Return the lines that follow, exactly as they appear, from the first through the one containing "(space) at (538,398)"; no pictures are to be included.

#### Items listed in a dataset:
◇ ◇ ◇
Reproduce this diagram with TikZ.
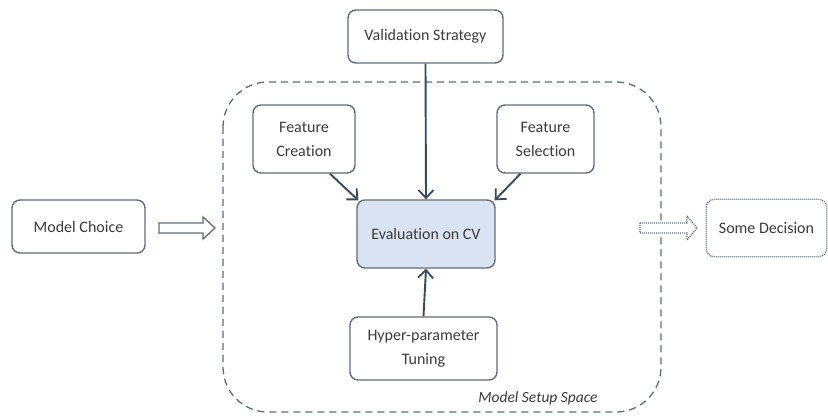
\documentclass[tikz,border=0pt]{standalone}
\usepackage{fontspec}
\setmainfont{Carlito}[Ligatures=NoCommon]
\usetikzlibrary{arrows.meta,calc}
\definecolor{boxline}{RGB}{98,110,118}
\definecolor{arrowc}{RGB}{55,74,96}
\definecolor{evalfill}{RGB}{218,227,242}
\definecolor{txt}{RGB}{60,60,60}
\tikzset{
  stepbox/.style={draw=boxline, line width=1.4pt, rounded corners=8pt, fill=white,
    align=center, text=txt, font=\fontsize{16}{24}\selectfont, inner sep=0pt},
  flow/.style={draw=arrowc, line width=1.9pt, -{Straight Barb[length=8pt,width=15pt,line width=1.8pt]}},
  blockarrow/.style={draw=boxline, line width=1.3pt, fill=white, line join=miter}
}
\begin{document}
\begin{tikzpicture}[x=1pt,y=-1pt]
\useasboundingbox (0,0) rectangle (828,416);
\fill[white] (0,0) rectangle (828,416);

% dashed container for the setup space
\draw[draw=boxline, line width=1.3pt, dash pattern=on 7pt off 5pt, rounded corners=45pt]
  (223,82) rectangle (661,412);
\node[text=txt, font=\itshape\fontsize{15.5}{18}\selectfont] (space) at (538,398) {Model Setup Space};

% boxes
\node[stepbox, minimum width=155pt, minimum height=53pt] (vs) at (425.5,36.5) {Validation Strategy};
\node[stepbox, minimum width=102pt, minimum height=68pt] (fc) at (304,139) {Feature\\Creation};
\node[stepbox, minimum width=97pt, minimum height=68pt] (fs) at (545.5,139) {Feature\\Selection};
\node[stepbox, fill=evalfill, minimum width=138pt, minimum height=68pt] (ev) at (426,234) {Evaluation on CV};
\node[stepbox, minimum width=147pt, minimum height=63pt] (hp) at (423.5,348.5) {Hyper-parameter\\Tuning};
\node[stepbox, minimum width=133pt, minimum height=53pt] (mc) at (78.5,226.5) {Model Choice};
\node[stepbox, draw=none, minimum width=119pt, minimum height=56pt] (sd) at (766.5,228) {Some Decision};
\draw[boxline, line width=1.3pt, dash pattern=on 1pt off 1pt, rounded corners=8pt]
  (sd.north west) rectangle (sd.south east);

% connectors into the evaluation box
\draw[flow] (vs.south) -- (ev.north);
\draw[flow] ([xshift=26pt]fc.south) -- ([xshift=2pt,yshift=-1pt]ev.north west);
\draw[flow] ([xshift=-25pt]fs.south) -- ([xshift=-1pt,yshift=-1pt]ev.north east);
\draw[flow] (hp.north) -- (ev.south);

% hollow block arrows
\coordinate (a1) at (159,228);
\draw[blockarrow] (a1) ++(0,-5) -- ++(44,0) -- ++(0,-6) -- (215,228) -- (203,239) -- ++(0,-6) -- ++(-44,0) -- cycle;
\coordinate (a2) at (640,228);
\draw[blockarrow, dash pattern=on 1pt off 1pt] (a2) ++(0,-5) -- ++(47,0) -- ++(0,-7) -- (697,228) -- (687,240) -- ++(0,-7) -- ++(-47,0) -- cycle;
\end{tikzpicture}
\end{document}
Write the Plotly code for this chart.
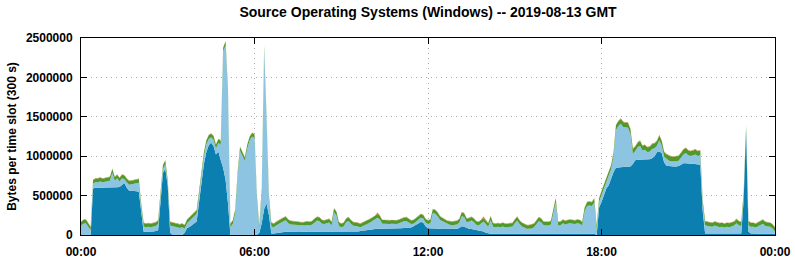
import plotly.graph_objects as go

# time slots: 5-minute slots over the day (minutes since 00:00)
slot_minutes = [i * 5 for i in range(289)]

# values in thousands of bytes per slot, one row per hour (12 slots)
dark_k = [
    0, 0, 0, 0, 0, 590, 600, 600, 600, 600, 600, 605,
    605, 605, 605, 605, 610, 630, 660, 600, 560, 560, 560, 555,
    550, 250, 40, 40, 40, 40, 45, 50, 60, 420, 790, 840,
    620, 30, 0, 0, 0, 0, 0, 30, 90, 100, 120, 150,
    170, 420, 650, 900, 1050, 1140, 1170, 1130, 1020, 1060, 950, 850,
    700, 400, 0, 0, 0, 0, 0, 0, 0, 0, 0, 0,
    0, 0, 30, 150, 330, 400, 250, 20, 20, 25, 30, 35,
    40, 42, 40, 38, 40, 42, 40, 38, 40, 40, 42, 40,
    40, 38, 40, 42, 40, 40, 38, 40, 42, 40, 40, 38,
    40, 40, 42, 40, 40, 38, 40, 45, 50, 55, 60, 65,
    70, 75, 80, 80, 80, 80, 85, 85, 85, 85, 85, 85,
    85, 85, 90, 90, 90, 95, 110, 130, 150, 165, 160, 110,
    85, 85, 85, 85, 85, 80, 75, 75, 75, 75, 75, 75,
    80, 90, 110, 105, 90, 80, 75, 70, 65, 60, 55, 45,
    30, 20, 15, 15, 15, 15, 15, 15, 15, 15, 15, 15,
    15, 15, 15, 15, 15, 15, 15, 15, 15, 15, 15, 15,
    15, 15, 15, 15, 15, 15, 15, 15, 15, 15, 15, 15,
    15, 15, 15, 15, 15, 15, 15, 15, 15, 15, 0, 350,
    420, 520, 590, 630, 720, 800, 855, 860, 860, 862, 865, 868,
    870, 900, 950, 955, 955, 955, 955, 955, 960, 975, 1000, 1050,
    1060, 1040, 920, 880, 875, 870, 870, 870, 875, 890, 910, 910,
    905, 905, 905, 900, 900, 890, 300, 20, 20, 20, 20, 20,
    20, 20, 20, 20, 20, 20, 20, 20, 20, 20, 20, 450,
    1330, 40, 20, 20, 15, 15, 15, 15, 15, 15, 15, 15,
    15,
]

light_k = [
    119, 144, 149, 109, 59, 59, 69, 69, 79, 69, 74, 74,
    84, 184, 84, 114, 69, 89, 49, 69, 79, 84, 89, 99,
    114, 99, 69, 59, 64, 59, 64, 64, 79, 49, 49, 59,
    29, 89, 109, 104, 99, 89, 99, 49, 59, 79, 79, 79,
    99, 89, 99, 99, 99, 79, 69, 79, 79, 109, 199, 1479,
    1709, 1399, 99, 139, 279, 749, 1069, 1009, 939, 1099, 1199, 1249,
    1229, 449, 39, 399, 2019, 1049, 199, 89, 79, 94, 109, 124,
    134, 144, 109, 94, 89, 84, 89, 79, 74, 79, 84, 79,
    94, 124, 144, 134, 104, 99, 109, 119, 79, 249, 209, 79,
    59, 69, 119, 139, 104, 79, 74, 59, 49, 59, 74, 79,
    89, 104, 109, 140, 119, 64, 59, 54, 54, 59, 54, 54,
    64, 79, 84, 89, 64, 44, 34, 34, 44, 54, 49, 49,
    54, 64, 194, 184, 154, 109, 99, 74, 59, 54, 49, 54,
    54, 69, 129, 124, 74, 89, 109, 94, 64, 59, 84, 125,
    109, 84, 174, 89, 84, 89, 84, 94, 84, 79, 89, 89,
    134, 169, 124, 94, 79, 64, 64, 69, 84, 124, 164, 144,
    109, 104, 104, 119, 264, 404, 104, 109, 134, 119, 129, 134,
    129, 124, 134, 129, 104, 284, 354, 359, 354, 399, 69, 69,
    89, 69, 79, 109, 119, 199, 477, 522, 552, 510, 497, 494,
    412, 132, 112, 157, 177, 117, 127, 97, 97, 117, 102, 82,
    142, 92, 72, 82, 67, 62, 62, 67, 67, 92, 112, 132,
    107, 97, 107, 122, 102, 122, 82, 104, 94, 89, 84, 99,
    84, 79, 84, 74, 84, 79, 89, 99, 129, 104, 94, 44,
    4, 84, 84, 84, 79, 94, 119, 129, 99, 94, 89, 69,
    29,
]

green_k = [
    45, 46, 47, 45, 42, 45, 48, 48, 47, 46, 47, 46,
    46, 48, 46, 47, 45, 46, 45, 45, 46, 46, 47, 46,
    46, 45, 44, 44, 45, 44, 45, 45, 46, 45, 46, 46,
    44, 45, 45, 44, 45, 44, 45, 44, 45, 46, 46, 46,
    46, 46, 46, 47, 47, 47, 47, 46, 46, 47, 47, 48,
    48, 47, 45, 45, 46, 46, 47, 46, 46, 47, 47, 47,
    47, 46, 44, 45, 48, 47, 45, 45, 45, 45, 46, 46,
    46, 46, 45, 45, 45, 45, 45, 45, 44, 45, 45, 45,
    45, 46, 46, 46, 45, 45, 45, 45, 45, 47, 46, 45,
    44, 45, 46, 46, 45, 45, 45, 44, 44, 45, 45, 45,
    45, 46, 46, 45, 46, 45, 45, 45, 45, 45, 45, 45,
    45, 46, 46, 46, 45, 45, 45, 45, 45, 46, 46, 45,
    45, 45, 47, 47, 46, 46, 45, 45, 45, 45, 44, 45,
    45, 45, 46, 46, 45, 45, 46, 45, 45, 45, 45, 45,
    45, 45, 46, 45, 45, 45, 45, 45, 45, 45, 45, 45,
    46, 46, 46, 45, 45, 44, 44, 45, 45, 46, 46, 46,
    45, 45, 45, 45, 47, 47, 45, 45, 46, 45, 45, 45,
    45, 45, 45, 45, 45, 47, 47, 47, 47, 48, 44, 45,
    46, 46, 47, 47, 48, 48, 60, 61, 61, 61, 60, 60,
    60, 60, 60, 60, 61, 60, 60, 60, 60, 60, 60, 60,
    61, 60, 60, 60, 60, 60, 60, 60, 60, 60, 61, 61,
    60, 60, 60, 60, 60, 60, 55, 50, 50, 50, 50, 50,
    50, 50, 50, 50, 50, 50, 50, 50, 51, 50, 50, 50,
    52, 50, 50, 50, 50, 50, 50, 50, 50, 50, 50, 50,
    50,
]

orange_k = [
    6, 6, 6, 6, 6, 6, 6, 6, 6, 6, 6, 6,
    6, 6, 6, 6, 6, 6, 6, 6, 6, 6, 6, 6,
    6, 6, 6, 6, 6, 6, 6, 6, 6, 6, 6, 6,
    6, 6, 6, 6, 6, 6, 6, 6, 6, 6, 6, 6,
    6, 6, 6, 6, 6, 6, 6, 6, 6, 6, 6, 6,
    6, 6, 6, 6, 6, 6, 6, 6, 6, 6, 6, 6,
    6, 6, 6, 6, 6, 6, 6, 6, 6, 6, 6, 6,
    6, 6, 6, 6, 6, 6, 6, 6, 6, 6, 6, 6,
    6, 6, 6, 6, 6, 6, 6, 6, 6, 8, 7, 6,
    6, 6, 6, 6, 6, 6, 6, 6, 6, 6, 6, 6,
    6, 6, 10, 20, 10, 6, 6, 6, 6, 6, 6, 6,
    6, 6, 6, 6, 6, 6, 6, 6, 6, 6, 6, 6,
    6, 6, 8, 8, 6, 6, 6, 6, 6, 6, 6, 6,
    6, 6, 8, 8, 6, 6, 6, 6, 6, 6, 10, 20,
    8, 6, 10, 6, 6, 6, 6, 6, 6, 6, 6, 6,
    6, 8, 6, 6, 6, 6, 6, 6, 6, 6, 8, 6,
    6, 6, 6, 6, 8, 8, 6, 6, 6, 6, 6, 6,
    6, 6, 6, 6, 6, 6, 6, 6, 6, 6, 6, 6,
    6, 6, 6, 6, 6, 6, 8, 8, 8, 8, 8, 8,
    8, 8, 8, 8, 8, 8, 8, 8, 8, 8, 8, 8,
    8, 8, 8, 8, 8, 8, 8, 8, 8, 8, 8, 8,
    8, 8, 8, 8, 8, 8, 8, 6, 6, 6, 6, 6,
    6, 6, 6, 6, 6, 6, 6, 6, 8, 6, 6, 6,
    6, 6, 6, 6, 6, 6, 6, 6, 6, 6, 6, 6,
    6,
]

series = [
    ("dark", dark_k, "#0a7fb0"),
    ("light", light_k, "#8cc4e2"),
    ("green", green_k, "#4e9a2c"),
    ("orange", orange_k, "#c08a3a"),
]

x_tick_vals = [0, 360, 720, 1080, 1440]
x_tick_text = ["00:00", "06:00", "12:00", "18:00", "00:00"]
y_tick_vals = [0, 500000, 1000000, 1500000, 2000000, 2500000]
y_tick_text = ["0", "500000", "1000000", "1500000", "2000000", "2500000"]

fig = go.Figure()
for name, vals, col in series:
    fig.add_trace(go.Scatter(
        x=slot_minutes,
        y=[v * 1000 for v in vals],
        name=name,
        mode="lines",
        stackgroup="one",
        line=dict(width=0, color=col),
        fillcolor=col,
        hoverinfo="skip",
    ))

FONT = "Liberation Sans, Arial, Helvetica, sans-serif"
fig.update_layout(
    width=795,
    height=260,
    margin=dict(l=81, r=20, t=38, b=25, autoexpand=False),
    paper_bgcolor="white",
    plot_bgcolor="white",
    showlegend=False,
    font=dict(family=FONT, size=12, color="black", weight="bold"),
    title=dict(
        text="Source Operating Systems (Windows) -- 2019-08-13 GMT",
        x=(81 + 775) / 2 / 795,
        xanchor="center",
        y=1 - 12 / 260,
        yanchor="middle",
        font=dict(family=FONT, size=14, color="black", weight="bold"),
    ),
)
fig.update_xaxes(
    range=[0, 1440],
    automargin=False,
    tickmode="array",
    tickvals=x_tick_vals,
    ticktext=x_tick_text,
    ticks="inside",
    ticklen=6,
    tickcolor="black",
    showline=True,
    linecolor="black",
    linewidth=1,
    mirror="ticks",
    showgrid=True,
    gridcolor="#a8a8a8",
    griddash="1px,4px",
    gridwidth=1,
    zeroline=False,
    ticklabelstandoff=6,
    tickfont=dict(family=FONT, size=12, color="black", weight="bold"),
)
fig.update_yaxes(
    range=[0, 2500000],
    automargin=False,
    tickmode="array",
    tickvals=y_tick_vals,
    ticktext=y_tick_text,
    ticks="inside",
    ticklen=6,
    tickcolor="black",
    showline=True,
    linecolor="black",
    linewidth=1,
    mirror="ticks",
    showgrid=True,
    gridcolor="#a8a8a8",
    griddash="1px,4px",
    gridwidth=1,
    zeroline=False,
    ticklabelstandoff=5,
    tickfont=dict(family=FONT, size=12, color="black", weight="bold"),
    title=dict(text="Bytes per time slot (300 s)", standoff=6,
               font=dict(family=FONT, size=12, color="black", weight="bold")),
)

fig.write_html("out.html")
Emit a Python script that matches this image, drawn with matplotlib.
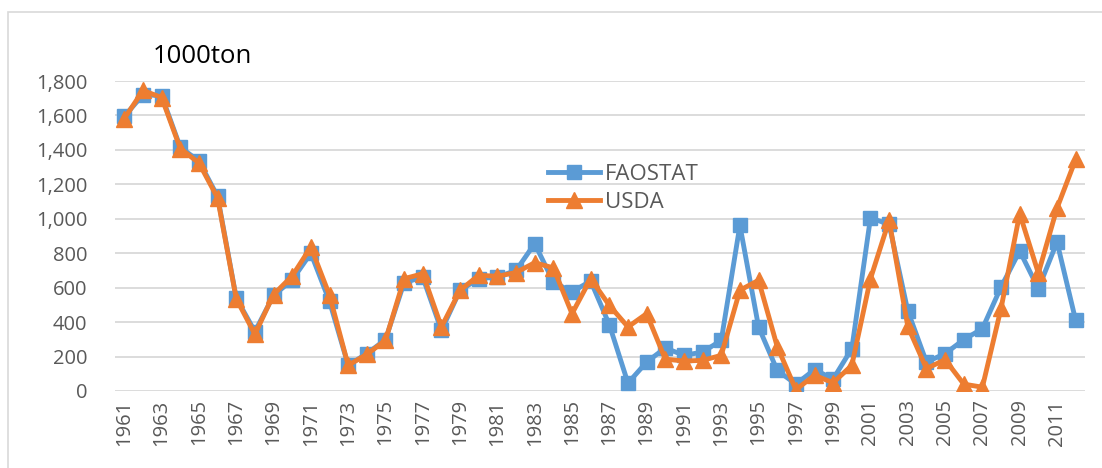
import matplotlib
matplotlib.use("Agg")
import matplotlib.pyplot as plt
from matplotlib.patches import Rectangle
from matplotlib.ticker import FuncFormatter

years = list(range(1961, 2013))
faostat = [1595, 1720, 1715, 1415, 1335, 1130, 540, 345, 555, 645,
           800, 520, 150, 217, 298, 630, 660, 352, 585, 652,
           662, 700, 856, 633, 575, 639, 385, 46, 168, 250,
           207, 226, 294, 962, 372, 120, 40, 124, 70, 246,
           1005, 968, 465, 168, 217, 298, 362, 604, 813, 594,
           865, 410]
usda = [1582, 1745, 1704, 1408, 1324, 1121, 536, 329, 560, 668,
        836, 556, 149, 213, 294, 652, 681, 372, 585, 672,
        666, 688, 745, 715, 449, 652, 497, 372, 449, 185,
        174, 178, 207, 585, 643, 258, 8, 91, 48, 149,
        652, 991, 375, 130, 182, 40, 22, 480, 1030, 684,
        1062, 1345]
xlabels = [str(y) if (y - 1961) % 2 == 0 else "" for y in years]

plt.rcParams['font.family'] = ['Open Sans', 'DejaVu Sans']

fig = plt.figure(figsize=(11.02, 4.68), dpi=100)
fig.patches.append(Rectangle((8/1102, -0.05), 1.2, 1 - 12/468 + 0.05,
                             transform=fig.transFigure, fill=False,
                             edgecolor='#D9D9D9', linewidth=1.2))
ax = fig.add_axes([115/1102, 77/468, 970/1102, 310/468])

x = list(range(len(years)))
ax.plot(x, faostat, color='#5B9BD5', lw=3.5, marker='s', ms=9.5,
        label='FAOSTAT', zorder=3)
ax.plot(x, usda, color='#ED7D31', lw=3.5, marker='^', ms=11,
        label='USDA', zorder=4)

ax.set_xlim(-0.5, len(years) - 0.5)
ax.set_ylim(0, 1800)
ax.set_yticks(range(0, 1801, 200))
ax.yaxis.set_major_formatter(FuncFormatter(lambda v, p: f"{int(v):,}"))
ax.set_xticks(x)
ax.set_xticklabels(xlabels, rotation=90)
ax.tick_params(axis='both', length=0, labelsize=14.5, labelcolor='#595959')
ax.tick_params(axis='y', pad=20)
ax.tick_params(axis='x', pad=6)
ax.grid(axis='y', color='#D9D9D9', lw=1.3)
ax.set_axisbelow(True)
for s in ax.spines.values():
    s.set_visible(False)

ax.legend(loc='upper left', bbox_to_anchor=((548 - 115) / 970, (391 - 164) / 310),
          frameon=False, fontsize=16, handlelength=2.35, handletextpad=0.2,
          borderpad=0, borderaxespad=0, labelspacing=0.3, labelcolor='#595959')

fig.text(153/1102, 1 - 63/468, "1000ton", fontsize=18.5, va='baseline', ha='left')

fig.savefig("out.png", dpi=100)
◇ ◇ ◇
#### THE RESULT:
Reproduce this diagram with TikZ.
\documentclass[tikz,border=0pt]{standalone}
\usepackage{fontspec}
\setmainfont{Carlito}[Ligatures=NoCommon]
\usetikzlibrary{arrows.meta,calc}
\definecolor{boxline}{RGB}{98,110,118}
\definecolor{arrowc}{RGB}{55,74,96}
\definecolor{evalfill}{RGB}{218,227,242}
\definecolor{txt}{RGB}{60,60,60}
\tikzset{
  stepbox/.style={draw=boxline, line width=1.4pt, rounded corners=8pt, fill=white,
    align=center, text=txt, font=\fontsize{16}{24}\selectfont, inner sep=0pt},
  flow/.style={draw=arrowc, line width=1.9pt, -{Straight Barb[length=8pt,width=15pt,line width=1.8pt]}},
  blockarrow/.style={draw=boxline, line width=1.3pt, fill=white, line join=miter}
}
\begin{document}
\begin{tikzpicture}[x=1pt,y=-1pt]
\useasboundingbox (0,0) rectangle (828,416);
\fill[white] (0,0) rectangle (828,416);

% dashed container for the setup space
\draw[draw=boxline, line width=1.3pt, dash pattern=on 7pt off 5pt, rounded corners=45pt]
  (223,82) rectangle (661,412);
\node[text=txt, font=\itshape\fontsize{15.5}{18}\selectfont] (space) at (538,398) {Model Setup Space};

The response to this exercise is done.